start Data excerpt

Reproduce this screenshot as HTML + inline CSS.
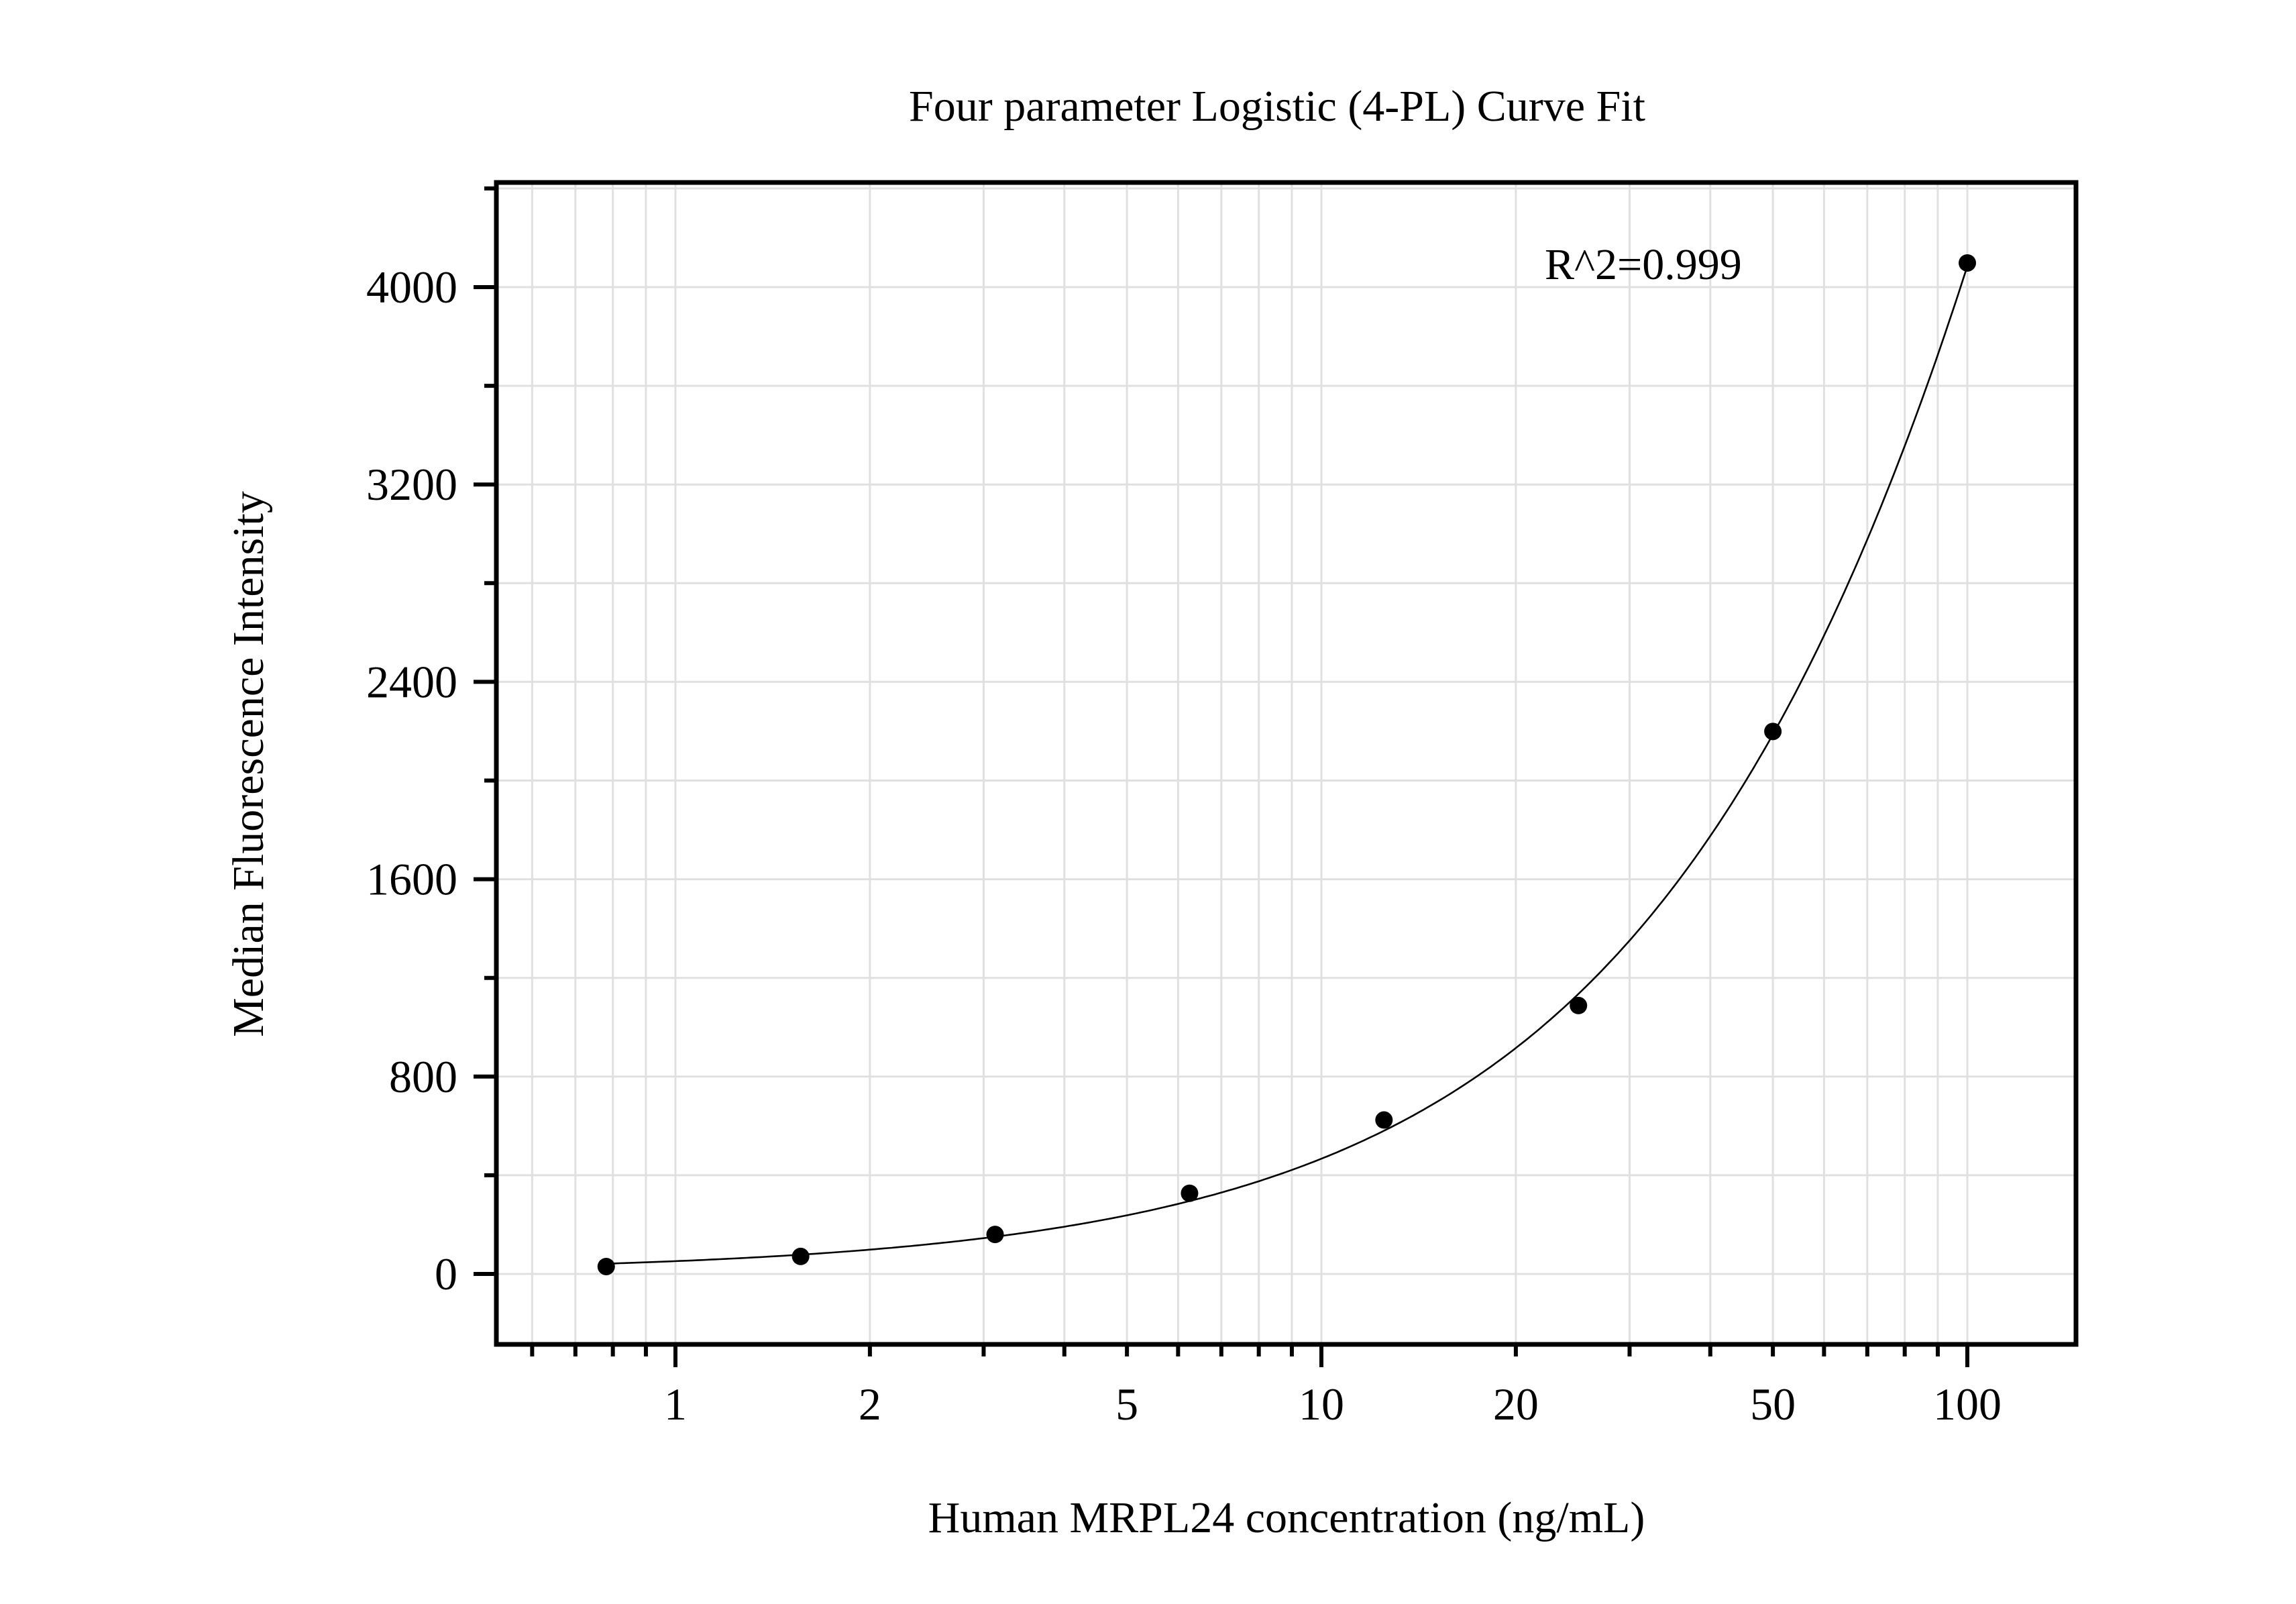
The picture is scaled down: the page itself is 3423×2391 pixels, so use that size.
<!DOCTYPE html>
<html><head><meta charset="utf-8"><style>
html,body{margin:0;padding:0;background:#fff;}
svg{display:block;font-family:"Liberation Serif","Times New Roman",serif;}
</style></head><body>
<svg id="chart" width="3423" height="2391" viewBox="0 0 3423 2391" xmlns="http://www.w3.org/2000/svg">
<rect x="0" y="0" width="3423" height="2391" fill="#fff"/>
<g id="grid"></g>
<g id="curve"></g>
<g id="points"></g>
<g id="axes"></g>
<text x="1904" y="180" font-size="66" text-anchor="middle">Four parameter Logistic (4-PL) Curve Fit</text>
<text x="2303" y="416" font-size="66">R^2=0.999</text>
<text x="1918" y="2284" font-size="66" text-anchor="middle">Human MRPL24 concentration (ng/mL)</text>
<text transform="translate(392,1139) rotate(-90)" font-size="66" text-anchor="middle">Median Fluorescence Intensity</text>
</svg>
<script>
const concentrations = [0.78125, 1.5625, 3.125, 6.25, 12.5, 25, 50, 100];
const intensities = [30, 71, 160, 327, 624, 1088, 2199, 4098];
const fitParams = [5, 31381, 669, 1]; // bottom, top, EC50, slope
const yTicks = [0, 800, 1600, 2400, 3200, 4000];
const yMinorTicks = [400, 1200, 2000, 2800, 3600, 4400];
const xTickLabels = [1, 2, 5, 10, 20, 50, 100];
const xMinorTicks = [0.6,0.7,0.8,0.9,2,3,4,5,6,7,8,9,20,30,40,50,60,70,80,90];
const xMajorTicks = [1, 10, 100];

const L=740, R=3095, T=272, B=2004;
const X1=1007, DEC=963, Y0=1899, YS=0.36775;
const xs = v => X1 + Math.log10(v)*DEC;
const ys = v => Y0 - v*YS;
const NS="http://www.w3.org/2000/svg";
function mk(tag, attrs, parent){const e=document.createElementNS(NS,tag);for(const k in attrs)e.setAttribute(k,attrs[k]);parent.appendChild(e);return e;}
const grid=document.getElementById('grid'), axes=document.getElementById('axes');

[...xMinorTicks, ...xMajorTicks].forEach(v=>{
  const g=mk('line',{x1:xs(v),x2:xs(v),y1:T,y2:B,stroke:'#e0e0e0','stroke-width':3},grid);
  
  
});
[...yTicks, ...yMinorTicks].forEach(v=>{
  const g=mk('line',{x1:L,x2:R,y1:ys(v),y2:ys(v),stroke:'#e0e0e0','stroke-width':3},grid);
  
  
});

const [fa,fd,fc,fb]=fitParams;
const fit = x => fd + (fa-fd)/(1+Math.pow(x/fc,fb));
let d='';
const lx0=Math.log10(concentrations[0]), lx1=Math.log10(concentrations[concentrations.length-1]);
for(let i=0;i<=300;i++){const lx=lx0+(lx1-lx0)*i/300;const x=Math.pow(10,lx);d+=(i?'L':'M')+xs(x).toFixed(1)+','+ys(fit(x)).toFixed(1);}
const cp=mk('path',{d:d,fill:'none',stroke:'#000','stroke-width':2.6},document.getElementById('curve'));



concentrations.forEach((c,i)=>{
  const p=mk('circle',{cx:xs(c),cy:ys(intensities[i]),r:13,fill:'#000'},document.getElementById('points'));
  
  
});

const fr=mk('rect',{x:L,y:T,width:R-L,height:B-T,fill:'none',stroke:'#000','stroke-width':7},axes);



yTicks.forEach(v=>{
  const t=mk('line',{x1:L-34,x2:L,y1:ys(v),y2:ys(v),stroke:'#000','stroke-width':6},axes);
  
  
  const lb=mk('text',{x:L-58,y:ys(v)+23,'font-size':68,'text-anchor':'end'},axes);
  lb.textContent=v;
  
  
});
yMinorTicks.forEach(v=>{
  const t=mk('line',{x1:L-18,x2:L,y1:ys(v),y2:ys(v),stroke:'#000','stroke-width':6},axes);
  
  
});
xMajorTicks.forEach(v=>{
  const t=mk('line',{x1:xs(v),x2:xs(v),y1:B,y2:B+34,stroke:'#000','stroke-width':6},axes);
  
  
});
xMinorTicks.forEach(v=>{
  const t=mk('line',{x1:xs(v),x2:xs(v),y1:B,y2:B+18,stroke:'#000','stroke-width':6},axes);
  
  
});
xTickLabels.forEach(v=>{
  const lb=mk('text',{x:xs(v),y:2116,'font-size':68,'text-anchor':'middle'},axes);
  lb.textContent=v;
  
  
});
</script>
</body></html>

end Data excerpt

- _Your task_
All the lines above are to be reproduced exactly, except the pictures.

- _Solution to the exercise_
Reproduce this screenshot as HTML + inline CSS.
The picture is scaled down: the page itself is 3423×2391 pixels, so use that size.
<!DOCTYPE html>
<html><head><meta charset="utf-8"><style>
html,body{margin:0;padding:0;background:#fff;}
svg{display:block;font-family:"Liberation Serif","Times New Roman",serif;}
</style></head><body>
<svg id="chart" width="3423" height="2391" viewBox="0 0 3423 2391" xmlns="http://www.w3.org/2000/svg">
<rect x="0" y="0" width="3423" height="2391" fill="#fff"/>
<g id="grid"></g>
<g id="curve"></g>
<g id="points"></g>
<g id="axes"></g>
<text x="1904" y="180" font-size="66" text-anchor="middle">Four parameter Logistic (4-PL) Curve Fit</text>
<text x="2303" y="416" font-size="66">R^2=0.999</text>
<text x="1918" y="2284" font-size="66" text-anchor="middle">Human MRPL24 concentration (ng/mL)</text>
<text transform="translate(392,1139) rotate(-90)" font-size="66" text-anchor="middle">Median Fluorescence Intensity</text>
</svg>
<script>
const concentrations = [0.78125, 1.5625, 3.125, 6.25, 12.5, 25, 50, 100];
const intensities = [30, 71, 160, 327, 624, 1088, 2199, 4098];
const fitParams = [5, 31381, 669, 1]; // bottom, top, EC50, slope
const yTicks = [0, 800, 1600, 2400, 3200, 4000];
const yMinorTicks = [400, 1200, 2000, 2800, 3600, 4400];
const xTickLabels = [1, 2, 5, 10, 20, 50, 100];
const xMinorTicks = [0.6,0.7,0.8,0.9,2,3,4,5,6,7,8,9,20,30,40,50,60,70,80,90];
const xMajorTicks = [1, 10, 100];

const L=740, R=3095, T=272, B=2004;
const X1=1007, DEC=963, Y0=1899, YS=0.36775;
const xs = v => X1 + Math.log10(v)*DEC;
const ys = v => Y0 - v*YS;
const NS="http://www.w3.org/2000/svg";
function mk(tag, attrs, parent){const e=document.createElementNS(NS,tag);for(const k in attrs)e.setAttribute(k,attrs[k]);parent.appendChild(e);return e;}
const grid=document.getElementById('grid'), axes=document.getElementById('axes');

[...xMinorTicks, ...xMajorTicks].forEach(v=>{
  const g=mk('line',{x1:xs(v),x2:xs(v),y1:T,y2:B,stroke:'#e0e0e0','stroke-width':3},grid);
  
  
});
[...yTicks, ...yMinorTicks].forEach(v=>{
  const g=mk('line',{x1:L,x2:R,y1:ys(v),y2:ys(v),stroke:'#e0e0e0','stroke-width':3},grid);
  
  
});

const [fa,fd,fc,fb]=fitParams;
const fit = x => fd + (fa-fd)/(1+Math.pow(x/fc,fb));
let d='';
const lx0=Math.log10(concentrations[0]), lx1=Math.log10(concentrations[concentrations.length-1]);
for(let i=0;i<=300;i++){const lx=lx0+(lx1-lx0)*i/300;const x=Math.pow(10,lx);d+=(i?'L':'M')+xs(x).toFixed(1)+','+ys(fit(x)).toFixed(1);}
const cp=mk('path',{d:d,fill:'none',stroke:'#000','stroke-width':2.6},document.getElementById('curve'));



concentrations.forEach((c,i)=>{
  const p=mk('circle',{cx:xs(c),cy:ys(intensities[i]),r:13,fill:'#000'},document.getElementById('points'));
  
  
});

const fr=mk('rect',{x:L,y:T,width:R-L,height:B-T,fill:'none',stroke:'#000','stroke-width':7},axes);



yTicks.forEach(v=>{
  const t=mk('line',{x1:L-34,x2:L,y1:ys(v),y2:ys(v),stroke:'#000','stroke-width':6},axes);
  
  
  const lb=mk('text',{x:L-58,y:ys(v)+23,'font-size':68,'text-anchor':'end'},axes);
  lb.textContent=v;
  
  
});
yMinorTicks.forEach(v=>{
  const t=mk('line',{x1:L-18,x2:L,y1:ys(v),y2:ys(v),stroke:'#000','stroke-width':6},axes);
  
  
});
xMajorTicks.forEach(v=>{
  const t=mk('line',{x1:xs(v),x2:xs(v),y1:B,y2:B+34,stroke:'#000','stroke-width':6},axes);
  
  
});
xMinorTicks.forEach(v=>{
  const t=mk('line',{x1:xs(v),x2:xs(v),y1:B,y2:B+18,stroke:'#000','stroke-width':6},axes);
  
  
});
xTickLabels.forEach(v=>{
  const lb=mk('text',{x:xs(v),y:2116,'font-size':68,'text-anchor':'middle'},axes);
  lb.textContent=v;
  
  
});
</script>
</body></html>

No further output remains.